SET TASK:
Repeat the listing word for word. No pictures belong in the copy.
--*--
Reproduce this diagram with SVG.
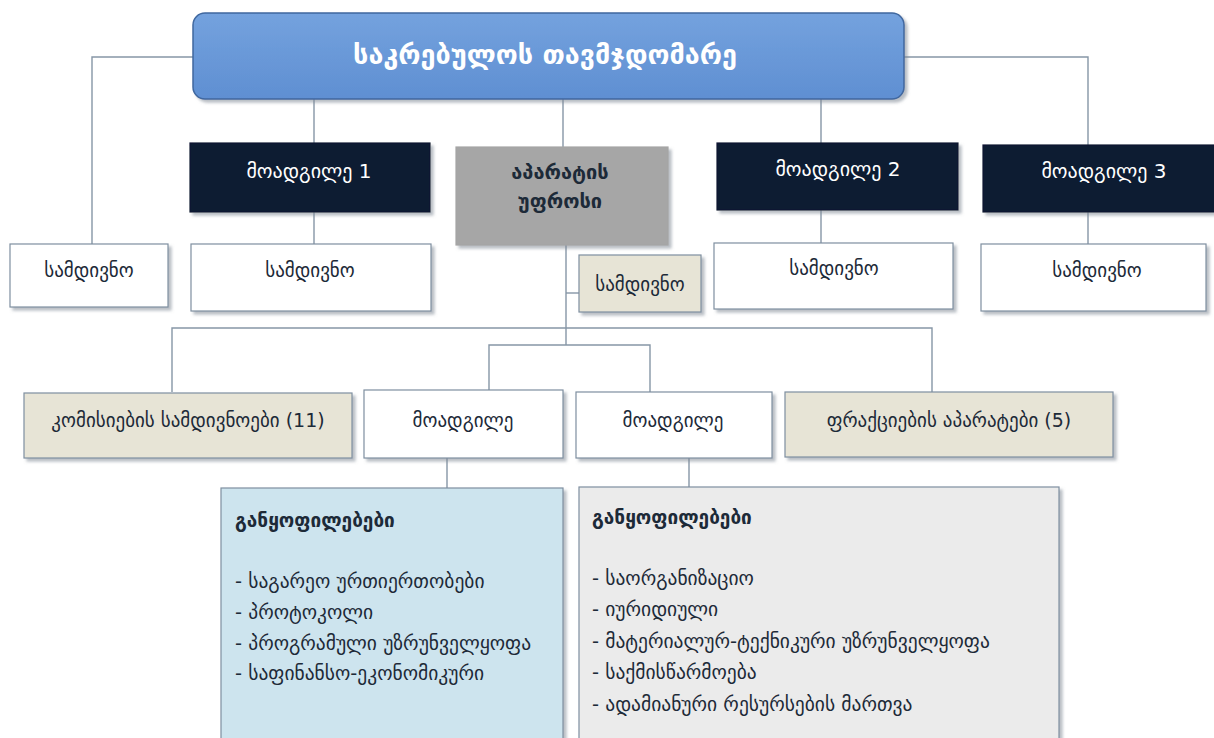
<svg xmlns="http://www.w3.org/2000/svg" width="1214" height="738" viewBox="0 0 1214 738">
<defs>
<linearGradient id="gTop" x1="0" y1="0" x2="0" y2="1">
<stop offset="0" stop-color="#74a2de"/>
<stop offset="1" stop-color="#5f8fd2"/>
</linearGradient>
<filter id="sh" x="-5%" y="-5%" width="115%" height="125%">
<feDropShadow dx="3" dy="3" stdDeviation="1.5" flood-color="#7d8793" flood-opacity="0.55"/>
</filter>
</defs>
<style>
.ln{fill:none;stroke:#8696a6;stroke-width:1.4}
.bx{stroke:#7f8fa0;stroke-width:1.2;filter:url(#sh)}
.w{fill:#ffffff}
.nv{fill:#0c1a33;stroke:#0c1a33}
.gr{fill:#a6a6a6;stroke:#a6a6a6}
.bg{fill:#e7e4d6}
.lb{fill:#cde4ee}
.lg{fill:#ebebeb}
text{font-family:"DejaVu Sans","Noto Sans",sans-serif;fill:#1d2a38}
.c{text-anchor:middle}
.t16{font-size:19px}
.wt{fill:#ffffff}
.b{font-weight:bold}
.li{font-size:19.5px}
</style>
<rect width="1214" height="738" fill="#ffffff"/>
<g id="connectors">
<polyline class="ln" points="193,57 92,57 92,244"/>
<line class="ln" x1="314" y1="99" x2="314" y2="143"/>
<line class="ln" x1="563" y1="99" x2="563" y2="147"/>
<line class="ln" x1="821" y1="99" x2="821" y2="143"/>
<polyline class="ln" points="904,57 1088,57 1088,145"/>
<line class="ln" x1="314" y1="212" x2="314" y2="244"/>
<line class="ln" x1="821" y1="210" x2="821" y2="243"/>
<line class="ln" x1="1088" y1="212" x2="1088" y2="244"/>
<line class="ln" x1="566" y1="245" x2="566" y2="345"/>
<line class="ln" x1="566" y1="293" x2="579" y2="293"/>
<polyline class="ln" points="172,392 172,328 932,328 932,392"/>
<polyline class="ln" points="489,390 489,345 650,345 650,392"/>
<line class="ln" x1="447" y1="458" x2="447" y2="488"/>
<line class="ln" x1="689" y1="458" x2="689" y2="487"/>
</g>
<g id="chair">
<rect x="193" y="13" width="711" height="86" rx="12" fill="url(#gTop)" stroke="#3f679f" stroke-width="1.5" filter="url(#sh)"/>
<text x="545" y="64" class="c wt b" style="font-size:27px">საკრებულოს თავმჯდომარე</text>
</g>
<g id="deputy1">
<rect class="bx nv" x="190" y="143" width="240" height="69"/>
<text x="309" y="178" class="c wt" style="font-size:20px">მოადგილე 1</text>
</g>
<g id="apparatus">
<rect class="bx gr" x="456" y="147" width="212" height="98"/>
<text x="560" y="179" class="c b" style="font-size:20px">აპარატის</text>
<text x="560" y="208" class="c b" style="font-size:20px">უფროსი</text>
</g>
<g id="deputy2">
<rect class="bx nv" x="717" y="143" width="241" height="67"/>
<text x="838" y="176" class="c wt" style="font-size:20px">მოადგილე 2</text>
</g>
<g id="deputy3">
<rect class="bx nv" x="983" y="145" width="240" height="67"/>
<text x="1104" y="178" class="c wt" style="font-size:20px">მოადგილე 3</text>
</g>
<g id="sec-left">
<rect class="bx w" x="10" y="244" width="158" height="63"/>
<text x="89" y="277" class="c t16">სამდივნო</text>
</g>
<g id="sec-dep1">
<rect class="bx w" x="191" y="244" width="240" height="67"/>
<text x="310" y="277" class="c t16">სამდივნო</text>
</g>
<g id="sec-app">
<rect class="bx bg" x="579" y="255" width="122" height="57"/>
<text x="640" y="291" class="c t16">სამდივნო</text>
</g>
<g id="sec-dep2">
<rect class="bx w" x="714" y="243" width="239" height="66"/>
<text x="834" y="275" class="c t16">სამდივნო</text>
</g>
<g id="sec-dep3">
<rect class="bx w" x="981" y="244" width="225" height="67"/>
<text x="1097" y="277" class="c t16">სამდივნო</text>
</g>
<g id="commissions">
<rect class="bx bg" x="24" y="393" width="328" height="65"/>
<text x="188" y="427" class="c t16">კომისიების სამდივნოები (11)</text>
</g>
<g id="dep-left">
<rect class="bx w" x="364" y="390" width="199" height="68"/>
<text x="463" y="427" class="c t16">მოადგილე</text>
</g>
<g id="dep-right">
<rect class="bx w" x="576" y="392" width="196" height="66"/>
<text x="673" y="427" class="c t16">მოადგილე</text>
</g>
<g id="factions">
<rect class="bx bg" x="785" y="392" width="328" height="65"/>
<text x="949" y="427" class="c t16">ფრაქციების აპარატები (5)</text>
</g>
<g id="depts-left">
<rect class="bx lb" x="221" y="488" width="342" height="260"/>
<text x="235" y="527" class="b" style="font-size:19px">განყოფილებები</text>
<text x="235" y="588" class="li">- საგარეო ურთიერთობები</text>
<text x="235" y="619" class="li">- პროტოკოლი</text>
<text x="235" y="650" class="li">- პროგრამული უზრუნველყოფა</text>
<text x="235" y="680" class="li">- საფინანსო-ეკონომიკური</text>
</g>
<g id="depts-right">
<rect class="bx lg" x="579" y="487" width="480" height="261"/>
<text x="592" y="524" class="b" style="font-size:19px">განყოფილებები</text>
<text x="592" y="585" class="li">- საორგანიზაციო</text>
<text x="592" y="616" class="li">- იურიდიული</text>
<text x="592" y="648" class="li">- მატერიალურ-ტექნიკური უზრუნველყოფა</text>
<text x="592" y="679" class="li">- საქმისწარმოება</text>
<text x="592" y="711" class="li">- ადამიანური რესურსების მართვა</text>
</g>
</svg>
--*--
REPLY:
Reproduce this diagram with SVG.
<svg xmlns="http://www.w3.org/2000/svg" width="1214" height="738" viewBox="0 0 1214 738">
<defs>
<linearGradient id="gTop" x1="0" y1="0" x2="0" y2="1">
<stop offset="0" stop-color="#74a2de"/>
<stop offset="1" stop-color="#5f8fd2"/>
</linearGradient>
<filter id="sh" x="-5%" y="-5%" width="115%" height="125%">
<feDropShadow dx="3" dy="3" stdDeviation="1.5" flood-color="#7d8793" flood-opacity="0.55"/>
</filter>
</defs>
<style>
.ln{fill:none;stroke:#8696a6;stroke-width:1.4}
.bx{stroke:#7f8fa0;stroke-width:1.2;filter:url(#sh)}
.w{fill:#ffffff}
.nv{fill:#0c1a33;stroke:#0c1a33}
.gr{fill:#a6a6a6;stroke:#a6a6a6}
.bg{fill:#e7e4d6}
.lb{fill:#cde4ee}
.lg{fill:#ebebeb}
text{font-family:"DejaVu Sans","Noto Sans",sans-serif;fill:#1d2a38}
.c{text-anchor:middle}
.t16{font-size:19px}
.wt{fill:#ffffff}
.b{font-weight:bold}
.li{font-size:19.5px}
</style>
<rect width="1214" height="738" fill="#ffffff"/>
<g id="connectors">
<polyline class="ln" points="193,57 92,57 92,244"/>
<line class="ln" x1="314" y1="99" x2="314" y2="143"/>
<line class="ln" x1="563" y1="99" x2="563" y2="147"/>
<line class="ln" x1="821" y1="99" x2="821" y2="143"/>
<polyline class="ln" points="904,57 1088,57 1088,145"/>
<line class="ln" x1="314" y1="212" x2="314" y2="244"/>
<line class="ln" x1="821" y1="210" x2="821" y2="243"/>
<line class="ln" x1="1088" y1="212" x2="1088" y2="244"/>
<line class="ln" x1="566" y1="245" x2="566" y2="345"/>
<line class="ln" x1="566" y1="293" x2="579" y2="293"/>
<polyline class="ln" points="172,392 172,328 932,328 932,392"/>
<polyline class="ln" points="489,390 489,345 650,345 650,392"/>
<line class="ln" x1="447" y1="458" x2="447" y2="488"/>
<line class="ln" x1="689" y1="458" x2="689" y2="487"/>
</g>
<g id="chair">
<rect x="193" y="13" width="711" height="86" rx="12" fill="url(#gTop)" stroke="#3f679f" stroke-width="1.5" filter="url(#sh)"/>
<text x="545" y="64" class="c wt b" style="font-size:27px">საკრებულოს თავმჯდომარე</text>
</g>
<g id="deputy1">
<rect class="bx nv" x="190" y="143" width="240" height="69"/>
<text x="309" y="178" class="c wt" style="font-size:20px">მოადგილე 1</text>
</g>
<g id="apparatus">
<rect class="bx gr" x="456" y="147" width="212" height="98"/>
<text x="560" y="179" class="c b" style="font-size:20px">აპარატის</text>
<text x="560" y="208" class="c b" style="font-size:20px">უფროსი</text>
</g>
<g id="deputy2">
<rect class="bx nv" x="717" y="143" width="241" height="67"/>
<text x="838" y="176" class="c wt" style="font-size:20px">მოადგილე 2</text>
</g>
<g id="deputy3">
<rect class="bx nv" x="983" y="145" width="240" height="67"/>
<text x="1104" y="178" class="c wt" style="font-size:20px">მოადგილე 3</text>
</g>
<g id="sec-left">
<rect class="bx w" x="10" y="244" width="158" height="63"/>
<text x="89" y="277" class="c t16">სამდივნო</text>
</g>
<g id="sec-dep1">
<rect class="bx w" x="191" y="244" width="240" height="67"/>
<text x="310" y="277" class="c t16">სამდივნო</text>
</g>
<g id="sec-app">
<rect class="bx bg" x="579" y="255" width="122" height="57"/>
<text x="640" y="291" class="c t16">სამდივნო</text>
</g>
<g id="sec-dep2">
<rect class="bx w" x="714" y="243" width="239" height="66"/>
<text x="834" y="275" class="c t16">სამდივნო</text>
</g>
<g id="sec-dep3">
<rect class="bx w" x="981" y="244" width="225" height="67"/>
<text x="1097" y="277" class="c t16">სამდივნო</text>
</g>
<g id="commissions">
<rect class="bx bg" x="24" y="393" width="328" height="65"/>
<text x="188" y="427" class="c t16">კომისიების სამდივნოები (11)</text>
</g>
<g id="dep-left">
<rect class="bx w" x="364" y="390" width="199" height="68"/>
<text x="463" y="427" class="c t16">მოადგილე</text>
</g>
<g id="dep-right">
<rect class="bx w" x="576" y="392" width="196" height="66"/>
<text x="673" y="427" class="c t16">მოადგილე</text>
</g>
<g id="factions">
<rect class="bx bg" x="785" y="392" width="328" height="65"/>
<text x="949" y="427" class="c t16">ფრაქციების აპარატები (5)</text>
</g>
<g id="depts-left">
<rect class="bx lb" x="221" y="488" width="342" height="260"/>
<text x="235" y="527" class="b" style="font-size:19px">განყოფილებები</text>
<text x="235" y="588" class="li">- საგარეო ურთიერთობები</text>
<text x="235" y="619" class="li">- პროტოკოლი</text>
<text x="235" y="650" class="li">- პროგრამული უზრუნველყოფა</text>
<text x="235" y="680" class="li">- საფინანსო-ეკონომიკური</text>
</g>
<g id="depts-right">
<rect class="bx lg" x="579" y="487" width="480" height="261"/>
<text x="592" y="524" class="b" style="font-size:19px">განყოფილებები</text>
<text x="592" y="585" class="li">- საორგანიზაციო</text>
<text x="592" y="616" class="li">- იურიდიული</text>
<text x="592" y="648" class="li">- მატერიალურ-ტექნიკური უზრუნველყოფა</text>
<text x="592" y="679" class="li">- საქმისწარმოება</text>
<text x="592" y="711" class="li">- ადამიანური რესურსების მართვა</text>
</g>
</svg>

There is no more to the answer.